Whether it was that 1996 Euro loss to Germany on this same Wembley pitch, or the World Cup penalty shootout defeat at the hands of Argentina in St Etienne 1998, or heartbreak against the Germans in the 1990 World Cup semi-finals in Turin, England fans the length and breadth of the country have penalty horror stories to recount.

Not this time. And if their winning of the penalty — Raheem Sterling maximised Joakim Maehle’s minimal contact — was debatable, the victory was not. England were the better side, especially in the second half.

England will also have to better this performance on Sunday if they are to get past Italy. Roberto Mancini’s side has much defensive resilience embodied by Giorgio Chiellini, and street-smart play encapsulated by Jorginho.

But England also showed resilience and a commitment to attack against Denmark.

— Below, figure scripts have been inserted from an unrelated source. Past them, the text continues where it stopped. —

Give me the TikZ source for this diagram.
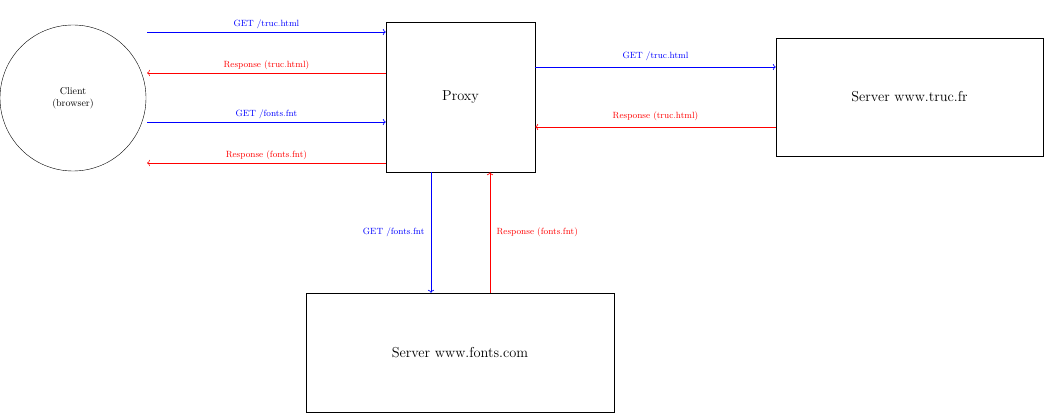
\documentclass[tikz,border=0pt]{standalone}
\usepackage{tikz}
\usetikzlibrary{positioning, arrows.meta}

\begin{document}
\begin{tikzpicture}[x=1pt, y=-1pt,
    hostbox/.style={draw=black, align=center, inner sep=0pt},
    req/.style={->, blue, semithick},
    resp/.style={->, red, semithick},
    lbl/.style={font=\small}
]
    \useasboundingbox (0,0) rectangle (1044,414);
    % Nodos
    \node (client) [draw, circle, minimum size=146pt, inner sep=0pt, align=center] at (73,98) {Client\\(browser)};
    \node (proxy) [hostbox, minimum width=149pt, minimum height=150pt, font=\Large] at (460.5,97) {Proxy};
    \node (truc) [hostbox, minimum width=267pt, minimum height=118pt, font=\Large] at (909.5,97) {Server www.truc.fr};
    \node (fonts) [hostbox, minimum width=308pt, minimum height=119pt, font=\Large] at (460,352.5) {Server www.fonts.com};

    \coordinate (c1) at (147,32);
    \coordinate (c2) at (147,73);
    \coordinate (c3) at (147,122);
    \coordinate (c4) at (147,163);

    % Flechas
    \draw [req] (c1) -- (proxy.west |- c1) node[midway, above, lbl, blue] {GET /truc.html};
    \draw [resp] (proxy.west |- c2) -- (c2) node[midway, above, lbl, red] {Response (truc.html)};
    \draw [req] (c3) -- (proxy.west |- c3) node[midway, above, lbl, blue] {GET /fonts.fnt};
    \draw [resp] (proxy.west |- c4) -- (c4) node[midway, above, lbl, red] {Response (fonts.fnt)};

    \draw [req] (proxy.east |- 0,67) -- (truc.west |- 0,67) node[midway, above=3pt, lbl, blue] {GET /truc.html};
    \draw [resp] (truc.west |- 0,127) -- (proxy.east |- 0,127) node[midway, above=3pt, lbl, red] {Response (truc.html)};

    \draw [req] (proxy.south -| 431,0) -- (fonts.north -| 431,0) node[midway, left=3pt, lbl, blue] {GET /fonts.fnt};
    \draw [resp] (fonts.north -| 490,0) -- (proxy.south -| 490,0) node[midway, right=3pt, lbl, red] {Response (fonts.fnt)};
\end{tikzpicture}
\end{document}
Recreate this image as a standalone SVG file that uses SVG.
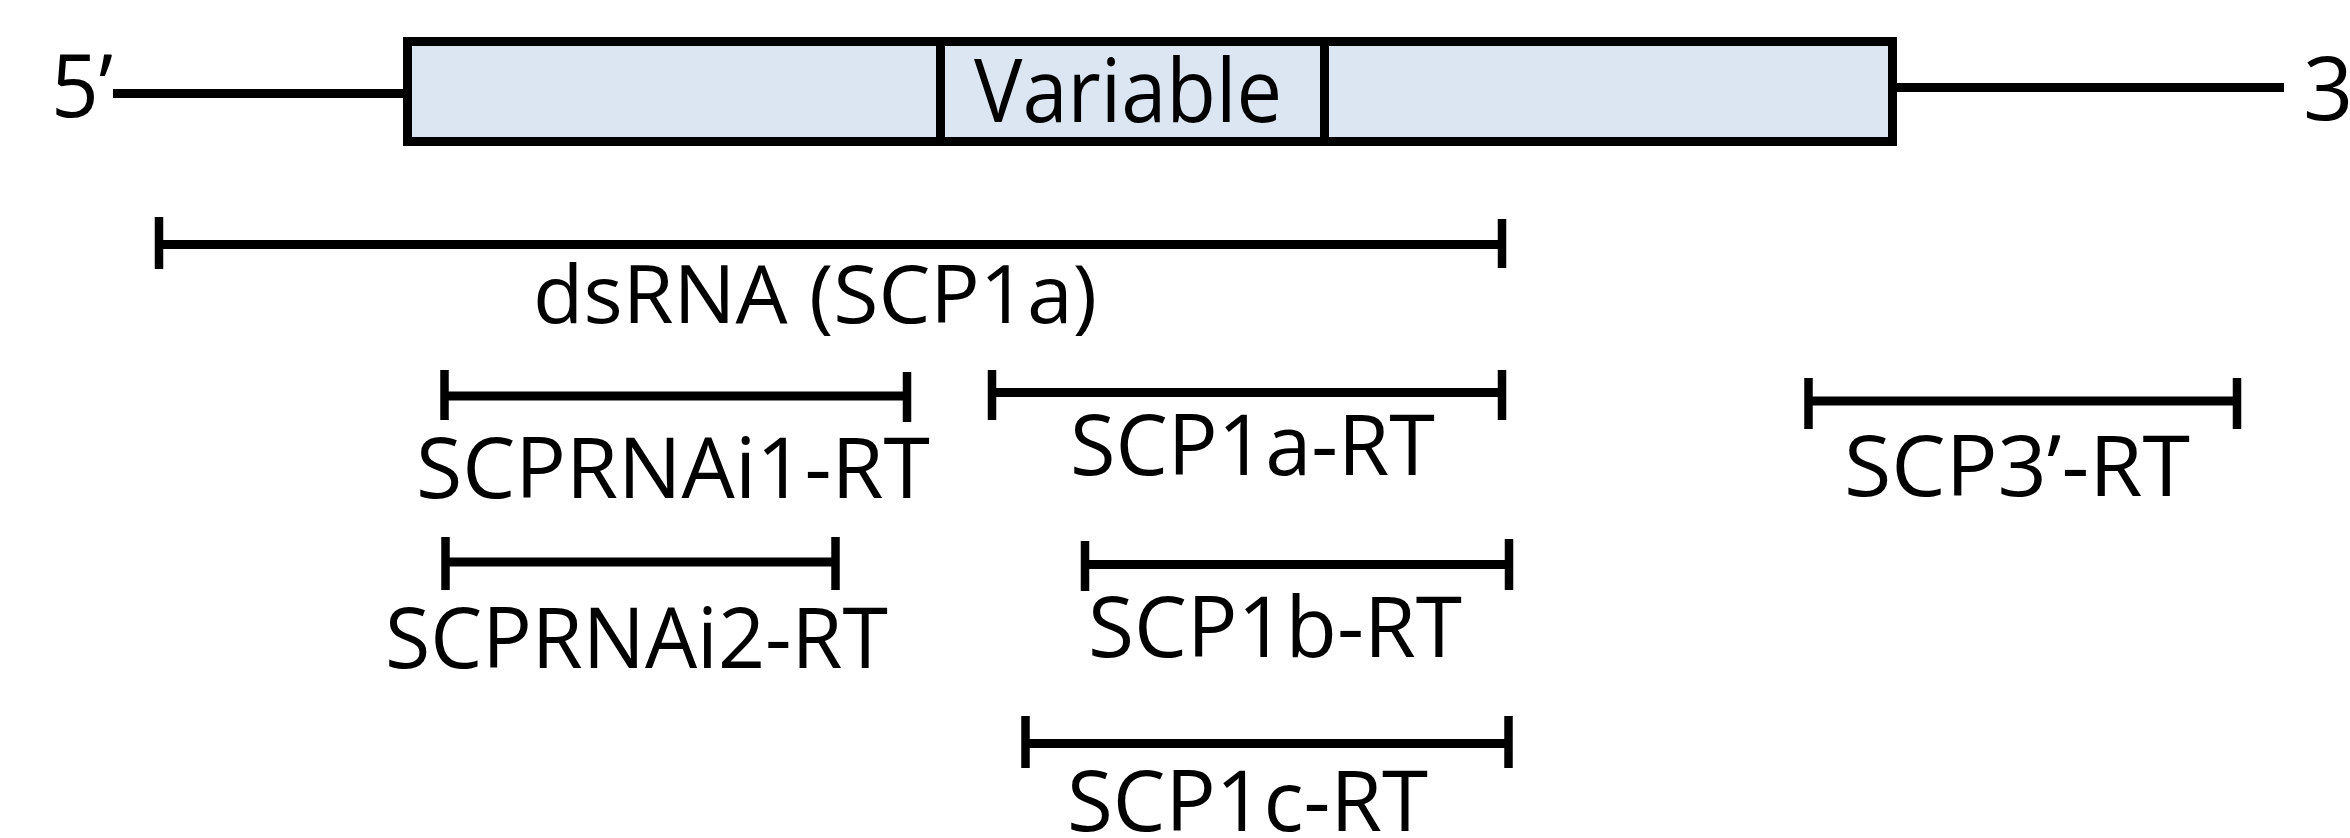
<svg xmlns="http://www.w3.org/2000/svg" width="2350" height="838" viewBox="0 0 2350 838">
<style>
.t{font-family:"Open Sans","Noto Sans","DejaVu Sans",sans-serif;fill:#000;font-size:84px}
.ln{stroke:#000;stroke-width:9;fill:none}
.tk{stroke:#000;stroke-width:8.5;fill:none}
</style>
<rect x="0" y="0" width="2350" height="838" fill="#fff"/>
<g id="gene">
<line class="ln" x1="113" y1="93.5" x2="404" y2="93.5"/>
<line class="ln" x1="1896" y1="87.5" x2="2284" y2="87.5"/>
<rect x="407.5" y="41.5" width="1485" height="100" fill="#DCE6F2" stroke="#000" stroke-width="9"/>
<line class="ln" x1="940.5" y1="45" x2="940.5" y2="138"/>
<line class="ln" x1="1324.5" y1="45" x2="1324.5" y2="138"/>
<text class="t" x="51" y="117" style="font-size:88px" textLength="62" lengthAdjust="spacingAndGlyphs">5’</text>
<text class="t" x="974" y="122" style="font-size:88px" textLength="308" lengthAdjust="spacingAndGlyphs">Variable</text>
<text class="t" x="2303" y="120" style="font-size:88px">3’</text>
</g>
<g id="connectors">
<g id="dsRNA">
<line class="ln" x1="159" y1="244.5" x2="1502" y2="244.5"/>
<line class="tk" x1="159" y1="217" x2="159" y2="269"/>
<line class="tk" x1="1502" y1="219" x2="1502" y2="268"/>
</g>
<g id="SCPRNAi1">
<line class="ln" x1="444.5" y1="396" x2="907" y2="396"/>
<line class="tk" x1="444.5" y1="370" x2="444.5" y2="420"/>
<line class="tk" x1="907" y1="372" x2="907" y2="422"/>
</g>
<g id="SCP1a">
<line class="ln" x1="992" y1="392.5" x2="1502" y2="392.5"/>
<line class="tk" x1="992" y1="370" x2="992" y2="420"/>
<line class="tk" x1="1502" y1="370" x2="1502" y2="420"/>
</g>
<g id="SCP3">
<line class="ln" x1="1808.5" y1="401" x2="2237" y2="401"/>
<line class="tk" x1="1808.5" y1="378" x2="1808.5" y2="429"/>
<line class="tk" x1="2237" y1="378" x2="2237" y2="429"/>
</g>
<g id="SCPRNAi2">
<line class="ln" x1="445.5" y1="562" x2="835.5" y2="562"/>
<line class="tk" x1="445.5" y1="537" x2="445.5" y2="590"/>
<line class="tk" x1="835.5" y1="537" x2="835.5" y2="590"/>
</g>
<g id="SCP1b">
<line class="ln" x1="1085" y1="564.5" x2="1509" y2="564.5"/>
<line class="tk" x1="1085" y1="541" x2="1085" y2="591"/>
<line class="tk" x1="1509" y1="539" x2="1509" y2="590"/>
</g>
<g id="SCP1c">
<line class="ln" x1="1025.5" y1="743.5" x2="1508.5" y2="743.5"/>
<line class="tk" x1="1025.5" y1="716" x2="1025.5" y2="768"/>
<line class="tk" x1="1508.5" y1="716" x2="1508.5" y2="768"/>
</g>
</g>
<g id="labels">
<text class="t" x="533" y="323" style="font-size:80px" textLength="564" lengthAdjust="spacingAndGlyphs">dsRNA (SCP1a)</text>
<text class="t" x="416" y="498" textLength="514" lengthAdjust="spacingAndGlyphs">SCPRNAi1-RT</text>
<text class="t" x="1070" y="475" textLength="365" lengthAdjust="spacingAndGlyphs">SCP1a-RT</text>
<text class="t" x="1844" y="496" textLength="346" lengthAdjust="spacingAndGlyphs">SCP3’-RT</text>
<text class="t" x="385" y="668" textLength="503" lengthAdjust="spacingAndGlyphs">SCPRNAi2-RT</text>
<text class="t" x="1088" y="657" textLength="374" lengthAdjust="spacingAndGlyphs">SCP1b-RT</text>
<text class="t" x="1067" y="831" textLength="361" lengthAdjust="spacingAndGlyphs">SCP1c-RT</text>
</g>
</svg>
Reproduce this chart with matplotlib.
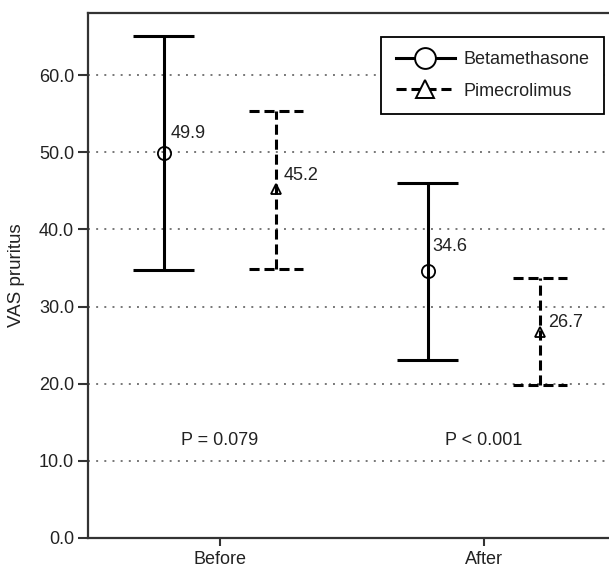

They fought back from Mikkel Damsgaard’s wonderful free-kick that put the Danes ahead. They pressed on, and cornered Denmark into conceding an own goal. They kept attacking, as the Danes fell back and became extra-defensive in the second half.

“We dug deep and we got there when it mattered. We reacted really well — we’re in a final at home, what a feeling,” Kane said after the match.

He led by example, taking the tackles, showing for the ball, linking, occasionally threatening.

The Danes did put up a fight though. No team has had a more draining tournament than Denmark in the wake of Christian Eriksen’s cardiac arrest; that it was here still, after all it has endured, deserved a more rousing finale than this.

With every block, every attack repelled, every opportunity lost, England’s memories stirred; they could feel fresh scars starting to form. Schmeichel, the Danish goalkeeper and son of Manchester United legend Peter, seemed to have decided to mount a one-man campaign to break English hearts. The clock ticked inexorably on, beyond 90 minutes, into extra time. But this time, time was on England’s side.

The Lions are going to the last stop on this rollicking, riveting journey of dream-fulfilment. For England fans, good times never felt so good.